18年度第2次補正予算に対する武田議員の反対討論

参院本会議

 日本共産党の武田良介議員が7日の参院本会議で行った2018年度第2次補正予算(同日可決、成立)に対する反対討論の要旨は次の通りです。


写真

(写真)反対討論する武田良介議員=7日、参院本会議

 毎月勤労統計不正で雇用保険や労災保険など2000万人、567億円もの過少給付の実害が出たのは極めて重大で、全被害者の一刻も早い救済に政府は責任を持つべきです。

 毎月勤労統計という基幹統計の不正で政府の経済認識、景気判断、政策判断にも影響が及んだのは重大です。賃金構造基本統計でも不正が発覚。政府の信用を根底から破壊し、国民の判断を誤らせ、政府予算案の前提を揺るがす事態です。真相解明なくして予算審議は成り立ちません。

 ところが、この間の質疑で、安倍総理をはじめ政府が統計不正の重大性をまったく認識していないことが明らかになりました。

 厚労省の特別監察委員会の報告書は組織的隠ぺいを否定しましたが、幹部や担当部局が不正の真実を知りながら報告せず、こっそり「修正」するなど組織的隠ぺいは明白です。

 根本厚労相は、報告書は「第三者委員会」の結論だと強弁しましたが、職員への聞き取りに官房長や審議官が同席し、報告書原案は厚労省が作成していました。もはや「第三者」とはいえません。

 2018年の実質賃金伸び率を提出しないなど政府ぐるみの組織的隠ぺいではありませんか。不正の背景には、裁量労働制データねつ造、公文書改ざんなど政権の政治モラルの大崩壊があります。

 不正の真実をすべて明らかにするため、国権の最高機関である国会が、政府行政監視の役割を果たすべきです。そのためには野党が要求する参考人を招致し、必要な資料を提出し徹底した集中審議を行うべきです。

 最大の問題は、補正予算としては過去最高の3998億円に上る軍事費です。その8割が最新鋭戦闘機F35Aやイージス・システムなどを取得する歳出化経費=分割払いの前倒しです。財政法上、補正予算は当初予算編成後に生じた事由に基づく緊要な場合に限り認められます。発注ずみ兵器の後年度負担分の繰り上げ払いに緊急性がないのは明白です。

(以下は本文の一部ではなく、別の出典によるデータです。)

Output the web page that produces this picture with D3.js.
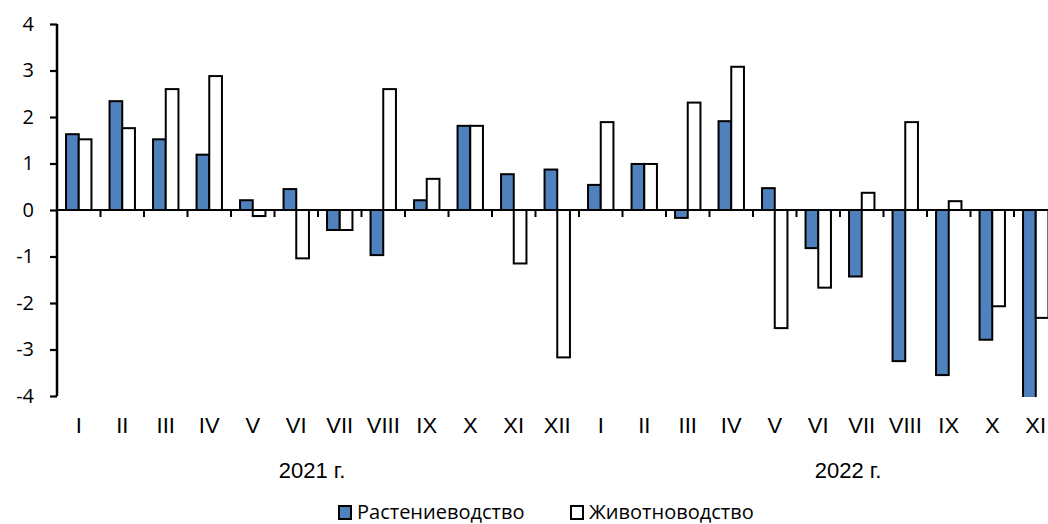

 昨年末、新防衛大綱・中期防計画で、5年間で27兆4700億円もの大軍拡計画を閣議決定しました。専守防衛の建前も捨て、「戦争する国づくり」を進める大軍拡計画は中止し、軍事費を削って社会保障に回すよう強く要求します。

 消費税10%増税対策費として政府広報費20億円、プレミアム付き商品券準備に96億円、新たなレジ導入に561億円などを盛り込んでいますが、統計不正問題で18年の実質賃金伸び率のマイナスが明らかとなり、増税判断の根拠が崩れました。

 原発再稼働対策費も含まれていますが、首相が成長戦略の目玉としてトップセールスで進めてきた原発輸出は総崩れ。安全対策コスト急騰で原発はビジネスとしても成り立たないと認め、野党提出の「原発ゼロ基本法案」を一刻も早く審議するよう強く求めます。

 台風21号、24号、北海道胆振東部地震等の災害対策費は緊急かつ必要ですが、いまだ避難生活を余儀なくされている被災者が多く残されています。被災者生活再建支援法に基づく支援金の最高額を少なくとも500万円に引き上げ、支給対象も大幅に緩和するよう求めます。

 日本共産党は市民と野党の共闘で、ウソのない政治実現、立憲主義回復、本当に国民が主人公の政治実現のため全力を尽くします。